— Start DATASET EXTRACT —

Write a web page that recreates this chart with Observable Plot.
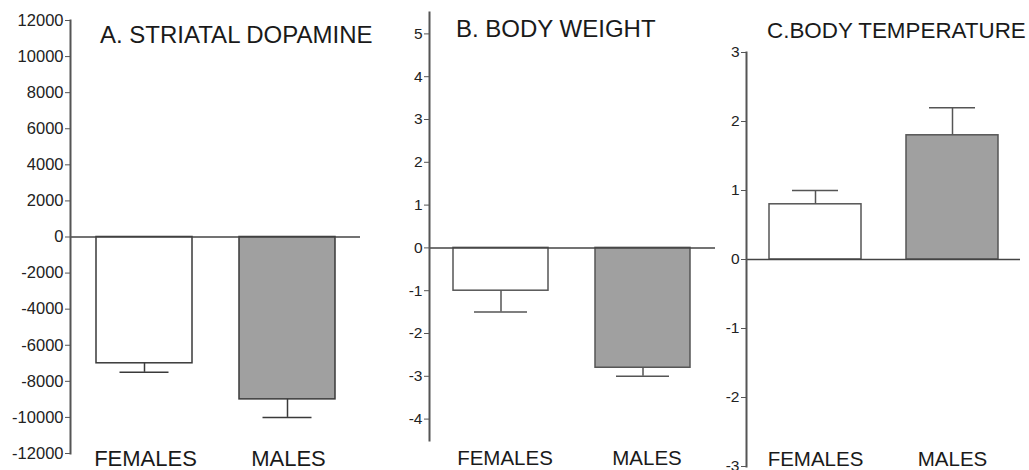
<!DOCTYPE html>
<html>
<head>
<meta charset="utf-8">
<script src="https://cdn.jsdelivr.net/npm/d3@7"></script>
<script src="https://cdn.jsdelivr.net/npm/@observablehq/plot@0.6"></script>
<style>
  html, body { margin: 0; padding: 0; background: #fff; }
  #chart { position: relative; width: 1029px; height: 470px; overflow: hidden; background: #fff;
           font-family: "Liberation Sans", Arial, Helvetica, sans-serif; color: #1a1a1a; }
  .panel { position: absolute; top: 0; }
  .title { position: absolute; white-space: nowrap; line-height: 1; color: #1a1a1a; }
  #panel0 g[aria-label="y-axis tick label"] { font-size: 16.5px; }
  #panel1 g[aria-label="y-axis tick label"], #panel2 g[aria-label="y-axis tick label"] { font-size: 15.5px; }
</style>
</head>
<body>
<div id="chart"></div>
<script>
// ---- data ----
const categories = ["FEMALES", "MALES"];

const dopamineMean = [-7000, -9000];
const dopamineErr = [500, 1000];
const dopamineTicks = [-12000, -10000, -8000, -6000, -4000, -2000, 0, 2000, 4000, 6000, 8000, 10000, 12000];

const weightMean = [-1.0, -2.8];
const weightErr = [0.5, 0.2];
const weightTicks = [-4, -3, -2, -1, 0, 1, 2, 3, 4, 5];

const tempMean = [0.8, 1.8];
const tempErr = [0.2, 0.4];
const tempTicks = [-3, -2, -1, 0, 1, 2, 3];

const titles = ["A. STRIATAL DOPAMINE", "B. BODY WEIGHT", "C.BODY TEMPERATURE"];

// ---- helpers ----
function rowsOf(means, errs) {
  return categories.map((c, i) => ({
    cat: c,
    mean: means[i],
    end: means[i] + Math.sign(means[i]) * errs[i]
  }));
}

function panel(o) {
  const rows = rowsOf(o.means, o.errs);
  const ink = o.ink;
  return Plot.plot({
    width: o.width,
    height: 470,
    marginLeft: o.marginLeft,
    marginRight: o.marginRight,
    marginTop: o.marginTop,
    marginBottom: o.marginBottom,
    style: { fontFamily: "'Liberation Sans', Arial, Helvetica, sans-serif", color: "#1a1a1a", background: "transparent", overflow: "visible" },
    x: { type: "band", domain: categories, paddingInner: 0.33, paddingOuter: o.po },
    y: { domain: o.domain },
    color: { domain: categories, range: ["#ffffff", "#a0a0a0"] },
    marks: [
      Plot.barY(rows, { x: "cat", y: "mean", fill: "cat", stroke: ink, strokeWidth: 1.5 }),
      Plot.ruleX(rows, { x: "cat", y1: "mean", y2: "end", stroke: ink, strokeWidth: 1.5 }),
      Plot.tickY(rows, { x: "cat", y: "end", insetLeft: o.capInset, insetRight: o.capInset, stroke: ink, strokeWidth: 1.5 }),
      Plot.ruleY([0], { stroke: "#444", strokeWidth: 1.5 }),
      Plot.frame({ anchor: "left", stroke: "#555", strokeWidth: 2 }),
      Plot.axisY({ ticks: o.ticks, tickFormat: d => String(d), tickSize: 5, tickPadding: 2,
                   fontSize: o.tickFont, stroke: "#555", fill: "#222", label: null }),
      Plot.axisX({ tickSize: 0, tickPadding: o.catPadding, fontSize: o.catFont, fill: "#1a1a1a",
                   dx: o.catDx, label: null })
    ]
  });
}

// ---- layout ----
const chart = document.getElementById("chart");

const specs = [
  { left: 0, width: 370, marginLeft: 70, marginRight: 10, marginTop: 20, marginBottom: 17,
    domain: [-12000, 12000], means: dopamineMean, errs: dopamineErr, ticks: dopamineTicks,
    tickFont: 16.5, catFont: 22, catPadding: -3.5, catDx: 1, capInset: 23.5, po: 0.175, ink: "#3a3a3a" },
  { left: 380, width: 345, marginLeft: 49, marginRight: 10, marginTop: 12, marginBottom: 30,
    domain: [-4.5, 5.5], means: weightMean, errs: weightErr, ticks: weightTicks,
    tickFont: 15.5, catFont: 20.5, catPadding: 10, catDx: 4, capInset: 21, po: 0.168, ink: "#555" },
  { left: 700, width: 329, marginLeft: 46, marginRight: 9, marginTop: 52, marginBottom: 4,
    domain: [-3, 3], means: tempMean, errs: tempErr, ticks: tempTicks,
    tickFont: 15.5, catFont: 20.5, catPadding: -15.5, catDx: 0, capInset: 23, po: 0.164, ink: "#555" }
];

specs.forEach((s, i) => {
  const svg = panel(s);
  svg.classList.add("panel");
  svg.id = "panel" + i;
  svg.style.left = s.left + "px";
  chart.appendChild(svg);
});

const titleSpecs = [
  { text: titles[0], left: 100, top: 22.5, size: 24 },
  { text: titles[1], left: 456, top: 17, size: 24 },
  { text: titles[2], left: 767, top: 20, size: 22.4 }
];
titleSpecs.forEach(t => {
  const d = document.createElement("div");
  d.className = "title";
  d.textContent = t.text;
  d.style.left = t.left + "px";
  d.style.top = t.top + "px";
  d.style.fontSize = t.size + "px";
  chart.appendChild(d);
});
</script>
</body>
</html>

— End DATASET EXTRACT —

**THE TASK**
Drop the images and repeat the data exactly.

**SOLUTION FOR THIS EXERCISE**
Write a web page that recreates this chart with Observable Plot.
<!DOCTYPE html>
<html>
<head>
<meta charset="utf-8">
<script src="https://cdn.jsdelivr.net/npm/d3@7"></script>
<script src="https://cdn.jsdelivr.net/npm/@observablehq/plot@0.6"></script>
<style>
  html, body { margin: 0; padding: 0; background: #fff; }
  #chart { position: relative; width: 1029px; height: 470px; overflow: hidden; background: #fff;
           font-family: "Liberation Sans", Arial, Helvetica, sans-serif; color: #1a1a1a; }
  .panel { position: absolute; top: 0; }
  .title { position: absolute; white-space: nowrap; line-height: 1; color: #1a1a1a; }
  #panel0 g[aria-label="y-axis tick label"] { font-size: 16.5px; }
  #panel1 g[aria-label="y-axis tick label"], #panel2 g[aria-label="y-axis tick label"] { font-size: 15.5px; }
</style>
</head>
<body>
<div id="chart"></div>
<script>
// ---- data ----
const categories = ["FEMALES", "MALES"];

const dopamineMean = [-7000, -9000];
const dopamineErr = [500, 1000];
const dopamineTicks = [-12000, -10000, -8000, -6000, -4000, -2000, 0, 2000, 4000, 6000, 8000, 10000, 12000];

const weightMean = [-1.0, -2.8];
const weightErr = [0.5, 0.2];
const weightTicks = [-4, -3, -2, -1, 0, 1, 2, 3, 4, 5];

const tempMean = [0.8, 1.8];
const tempErr = [0.2, 0.4];
const tempTicks = [-3, -2, -1, 0, 1, 2, 3];

const titles = ["A. STRIATAL DOPAMINE", "B. BODY WEIGHT", "C.BODY TEMPERATURE"];

// ---- helpers ----
function rowsOf(means, errs) {
  return categories.map((c, i) => ({
    cat: c,
    mean: means[i],
    end: means[i] + Math.sign(means[i]) * errs[i]
  }));
}

function panel(o) {
  const rows = rowsOf(o.means, o.errs);
  const ink = o.ink;
  return Plot.plot({
    width: o.width,
    height: 470,
    marginLeft: o.marginLeft,
    marginRight: o.marginRight,
    marginTop: o.marginTop,
    marginBottom: o.marginBottom,
    style: { fontFamily: "'Liberation Sans', Arial, Helvetica, sans-serif", color: "#1a1a1a", background: "transparent", overflow: "visible" },
    x: { type: "band", domain: categories, paddingInner: 0.33, paddingOuter: o.po },
    y: { domain: o.domain },
    color: { domain: categories, range: ["#ffffff", "#a0a0a0"] },
    marks: [
      Plot.barY(rows, { x: "cat", y: "mean", fill: "cat", stroke: ink, strokeWidth: 1.5 }),
      Plot.ruleX(rows, { x: "cat", y1: "mean", y2: "end", stroke: ink, strokeWidth: 1.5 }),
      Plot.tickY(rows, { x: "cat", y: "end", insetLeft: o.capInset, insetRight: o.capInset, stroke: ink, strokeWidth: 1.5 }),
      Plot.ruleY([0], { stroke: "#444", strokeWidth: 1.5 }),
      Plot.frame({ anchor: "left", stroke: "#555", strokeWidth: 2 }),
      Plot.axisY({ ticks: o.ticks, tickFormat: d => String(d), tickSize: 5, tickPadding: 2,
                   fontSize: o.tickFont, stroke: "#555", fill: "#222", label: null }),
      Plot.axisX({ tickSize: 0, tickPadding: o.catPadding, fontSize: o.catFont, fill: "#1a1a1a",
                   dx: o.catDx, label: null })
    ]
  });
}

// ---- layout ----
const chart = document.getElementById("chart");

const specs = [
  { left: 0, width: 370, marginLeft: 70, marginRight: 10, marginTop: 20, marginBottom: 17,
    domain: [-12000, 12000], means: dopamineMean, errs: dopamineErr, ticks: dopamineTicks,
    tickFont: 16.5, catFont: 22, catPadding: -3.5, catDx: 1, capInset: 23.5, po: 0.175, ink: "#3a3a3a" },
  { left: 380, width: 345, marginLeft: 49, marginRight: 10, marginTop: 12, marginBottom: 30,
    domain: [-4.5, 5.5], means: weightMean, errs: weightErr, ticks: weightTicks,
    tickFont: 15.5, catFont: 20.5, catPadding: 10, catDx: 4, capInset: 21, po: 0.168, ink: "#555" },
  { left: 700, width: 329, marginLeft: 46, marginRight: 9, marginTop: 52, marginBottom: 4,
    domain: [-3, 3], means: tempMean, errs: tempErr, ticks: tempTicks,
    tickFont: 15.5, catFont: 20.5, catPadding: -15.5, catDx: 0, capInset: 23, po: 0.164, ink: "#555" }
];

specs.forEach((s, i) => {
  const svg = panel(s);
  svg.classList.add("panel");
  svg.id = "panel" + i;
  svg.style.left = s.left + "px";
  chart.appendChild(svg);
});

const titleSpecs = [
  { text: titles[0], left: 100, top: 22.5, size: 24 },
  { text: titles[1], left: 456, top: 17, size: 24 },
  { text: titles[2], left: 767, top: 20, size: 22.4 }
];
titleSpecs.forEach(t => {
  const d = document.createElement("div");
  d.className = "title";
  d.textContent = t.text;
  d.style.left = t.left + "px";
  d.style.top = t.top + "px";
  d.style.fontSize = t.size + "px";
  chart.appendChild(d);
});
</script>
</body>
</html>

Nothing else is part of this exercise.